── DATASET EXTRACT
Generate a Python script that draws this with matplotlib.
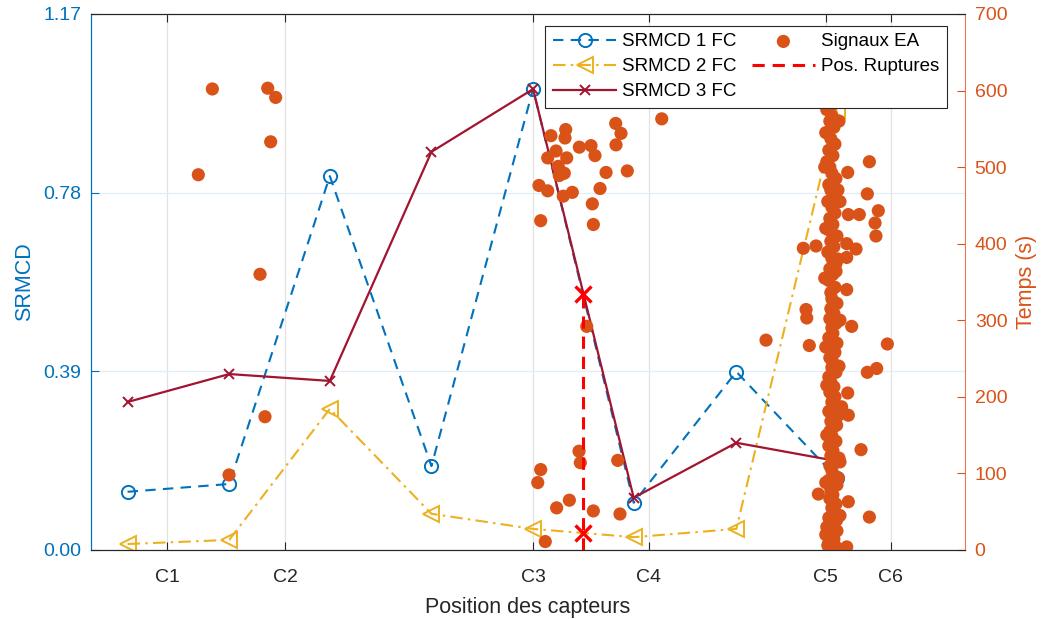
import matplotlib
matplotlib.use("Agg")
import matplotlib.pyplot as plt

plt.rcParams['font.family'] = ['Liberation Sans', 'DejaVu Sans']

# ---------------- data ----------------
x_points = [3.6, 13.6, 23.5, 33.5, 43.5, 53.4, 63.5, 73.4]
srmcd1 = [0.127, 0.144, 0.816, 0.183, 1.006, 0.103, 0.389, 0.157]
srmcd2 = [0.013, 0.022, 0.308, 0.079, 0.046, 0.028, 0.046, 0.960]
srmcd3 = [0.323, 0.384, 0.369, 0.869, 1.006, 0.114, 0.234, 0.194]

sensor_pos = [7.5, 19.1, 43.5, 54.9, 72.3, 78.7]
sensor_labels = ['C1', 'C2', 'C3', 'C4', 'C5', 'C6']

rupture_x = 48.4
rupture_top = 0.559
rupture_marks = [0.559, 0.037]

srmcd_ticks = [0.00, 0.39, 0.78, 1.17]
temps_ticks = [0, 100, 200, 300, 400, 500, 600, 700]

# acoustic emission signals (position, time in s) - scattered events
ea_x = [11.94, 17.39, 18.17, 17.68, 10.56, 16.63, 17.12, 13.58,
        45.26, 46.71, 46.64, 45.76, 44.94, 46.81, 45.98, 46.08, 46.57, 48.05,
        49.20, 49.59, 51.63, 52.15, 51.66, 50.68, 52.77, 44.08, 44.94, 47.36,
        46.47, 50.09, 49.33, 44.25, 49.43, 56.16, 48.78, 44.25, 43.96, 48.02,
        48.15, 51.83, 45.82, 47.07, 49.43, 52.05, 44.70,
        66.42,
        76.59, 76.39, 77.47, 77.15, 77.24, 74.46, 74.52, 75.60, 70.09, 71.34,
        74.36, 75.28, 74.36, 73.31, 74.36, 70.36, 70.43, 74.85, 70.68, 78.36,
        76.39, 77.31, 74.46, 74.52, 75.77, 71.57, 74.52, 76.59,
        73.86, 73.37, 73.70, 73.53, 73.37, 72.40, 74.36, 72.50]
ea_t = [602, 603, 591, 533, 490, 360, 174, 98,
        541, 549, 538, 521, 512, 512, 501, 489, 492, 526,
        528, 515, 557, 544, 529, 493, 495, 476, 469, 467,
        462, 472, 452, 430, 425, 563, 292, 105, 88, 129,
        114, 117, 55, 65, 51, 47, 11,
        274,
        507, 465, 443, 427, 410, 493, 438, 438, 394, 397,
        400, 393, 382, 364, 340, 314, 303, 292, 267, 269,
        232, 237, 205, 176, 131, 73, 63, 43,
        187, 163, 115, 94, 39, 30, 4, 6]

# dense column of events near C5
col_low_t = [0, 4, 9, 14, 19, 25, 30, 36, 42, 48,
             55, 60, 67, 72, 78, 85, 91, 97, 104, 110,
             117, 123, 130, 136, 142, 149, 155, 161, 168, 174,
             181, 187, 193, 200, 206, 213, 219, 226, 232, 238,
             245, 251, 258, 264, 270, 277, 283, 290, 296, 302,
             309, 315, 322, 328]
col_low_x = [72.9, 73.3, 72.6, 73.1, 72.8, 73.4, 72.7, 73.0, 72.6, 73.2,
             72.9, 73.3, 72.7, 73.0, 72.8, 73.4, 72.6, 73.1, 72.9, 72.7,
             73.2, 72.8, 73.0, 72.6, 73.3, 72.9, 72.7, 73.1, 72.8, 73.4,
             72.6, 73.0, 72.9, 73.2, 72.7, 73.1, 72.8, 72.6, 73.3, 72.9,
             73.0, 72.7, 73.2, 72.8, 73.4, 72.6, 73.0, 72.9, 73.3, 72.7,
             73.1, 72.8, 73.4, 72.9]
col_up_t = [336, 343, 352, 360, 367, 374, 381, 389, 396, 403,
            410, 418, 425, 433, 440, 448, 455, 462, 470, 477,
            485, 492, 500, 507, 515, 522, 530, 537, 545, 552,
            560, 567, 575, 582, 590, 598, 605, 612, 620, 630,
            640]
col_up_x = [72.8, 73.2, 72.6, 73.0, 72.7, 73.3, 72.9, 72.5, 73.1, 72.8,
            73.4, 72.6, 73.0, 72.7, 73.2, 72.9, 72.5, 73.1, 72.8, 72.6,
            73.3, 72.9, 72.7, 72.4, 73.0, 72.6, 73.2, 72.8, 72.3, 73.1,
            72.7, 72.9, 72.4, 73.0, 72.6, 72.8, 72.5, 73.1, 72.7, 72.9,
            72.6]
col_side_t = [20, 45, 88, 120, 150, 178, 215, 240, 265, 300,
              355, 380, 420, 455, 500, 560, 600, 470]
col_side_x = [72.3, 73.7, 72.3, 73.6, 72.4, 73.8, 72.4, 73.6, 72.3, 73.7,
              72.2, 73.5, 72.3, 73.7, 72.2, 73.6, 72.1, 73.5]

# ---------------- style ----------------
BLUE = '#0072BD'
ORANGE = '#D95319'
YELLOW = '#EDB120'
DARKRED = '#A2142F'
RED = '#FF0000'
GRAY = '#262626'

fig = plt.figure(figsize=(10.52, 6.19), dpi=100)
ax1 = fig.add_axes([0.0865, 0.1115, 0.8308, 0.866])
ax2 = ax1.twinx()

# left axis: SRMCD lines
l1, = ax1.plot(x_points, srmcd1, color=BLUE, lw=1.5, dashes=(5, 3.5),
               marker='o', ms=9.5, mfc='none', mew=1.4, label='SRMCD 1 FC')
l2, = ax1.plot(x_points, srmcd2, color=YELLOW, lw=1.5, dashes=(6, 2.5, 1.2, 2.5),
               marker='<', ms=11, mfc='none', mew=1.4, label='SRMCD 2 FC')
l3, = ax1.plot(x_points, srmcd3, color=DARKRED, lw=1.6, ls='-',
               marker='x', ms=7, mew=1.4, label='SRMCD 3 FC')

ax1.set_xlim(0, 86)
ax1.set_ylim(0, 1.17)
ax1.set_yticks(srmcd_ticks)
ax1.set_yticklabels([f'{v:.2f}' for v in srmcd_ticks])
ax1.set_xticks(sensor_pos)
ax1.set_xticklabels(sensor_labels)

# grid
ax1.set_axisbelow(True)
ax1.xaxis.grid(True, color='#e2e2e2', lw=0.9)
ax1.yaxis.grid(True, color='#e1edf7', lw=0.9)

# right axis: acoustic emission scatter
all_x = ea_x + col_low_x + col_up_x + col_side_x
all_t = ea_t + col_low_t + col_up_t + col_side_t
sc = ax2.scatter(all_x, all_t, s=90, color=ORANGE, edgecolors='none',
                 zorder=2, label='Signaux EA')
ax2.set_ylim(0, 700)
ax2.set_yticks(temps_ticks)

# rupture position (in SRMCD coordinates, drawn above scatter)
rl, = ax2.plot([rupture_x, rupture_x], [0, rupture_top], transform=ax1.transData,
               color=RED, lw=2.2, dashes=(4, 2.6), zorder=3, label='Pos. Ruptures')
ax2.plot([rupture_x] * len(rupture_marks), rupture_marks, transform=ax1.transData,
         ls='none', marker='x', ms=12, mew=2.4, color=RED, zorder=4)
ax2.set_xlim(0, 86)

# labels
ax1.set_xlabel('Position des capteurs', fontsize=15.5, color=GRAY, labelpad=8)
ax1.set_ylabel('SRMCD', fontsize=15.5, color=BLUE, labelpad=6)
ax2.set_ylabel('Temps (s)', fontsize=15.5, color=ORANGE, labelpad=6)

# ticks
ax1.tick_params(axis='x', which='both', direction='in', top=True, bottom=True,
                length=6, width=0.8, colors=GRAY, labelsize=14, pad=13.5)
ax1.tick_params(axis='y', direction='in', left=True, right=False, length=6,
                width=0.8, colors=BLUE, labelsize=14, pad=7)
ax2.tick_params(axis='y', direction='in', right=True, left=False, length=6,
                width=0.8, colors=ORANGE, labelsize=14, pad=7)

# spines
for ax in (ax1, ax2):
    ax.spines['top'].set_color(GRAY)
    ax.spines['bottom'].set_color(GRAY)
    for s in ax.spines.values():
        s.set_linewidth(0.8)
ax1.spines['left'].set_color(BLUE)
ax1.spines['right'].set_visible(False)
ax2.spines['left'].set_color(BLUE)
ax2.spines['right'].set_color('#E07A4F')

# legend
leg = ax2.legend([l1, l2, l3, sc, rl],
                 ['SRMCD 1 FC', 'SRMCD 2 FC', 'SRMCD 3 FC', 'Signaux EA', 'Pos. Ruptures'],
                 ncol=2, loc='upper right', bbox_to_anchor=(0.979, 0.978),
                 borderaxespad=0, fontsize=13.5, handlelength=3.4, handletextpad=0.3,
                 columnspacing=0.8, labelspacing=0.42, borderpad=0.4,
                 fancybox=False, framealpha=1, edgecolor=GRAY, scatterpoints=1)
leg.get_frame().set_linewidth(0.8)
leg.set_zorder(10)

fig.savefig('out.png', dpi=100)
────
Make an exact copy of the lines from the top of the material through the line with "rupture_marks = [0.559, 0.037]", pictures excluded.

**SOLUTION**
Generate a Python script that draws this with matplotlib.
import matplotlib
matplotlib.use("Agg")
import matplotlib.pyplot as plt

plt.rcParams['font.family'] = ['Liberation Sans', 'DejaVu Sans']

# ---------------- data ----------------
x_points = [3.6, 13.6, 23.5, 33.5, 43.5, 53.4, 63.5, 73.4]
srmcd1 = [0.127, 0.144, 0.816, 0.183, 1.006, 0.103, 0.389, 0.157]
srmcd2 = [0.013, 0.022, 0.308, 0.079, 0.046, 0.028, 0.046, 0.960]
srmcd3 = [0.323, 0.384, 0.369, 0.869, 1.006, 0.114, 0.234, 0.194]

sensor_pos = [7.5, 19.1, 43.5, 54.9, 72.3, 78.7]
sensor_labels = ['C1', 'C2', 'C3', 'C4', 'C5', 'C6']

rupture_x = 48.4
rupture_top = 0.559
rupture_marks = [0.559, 0.037]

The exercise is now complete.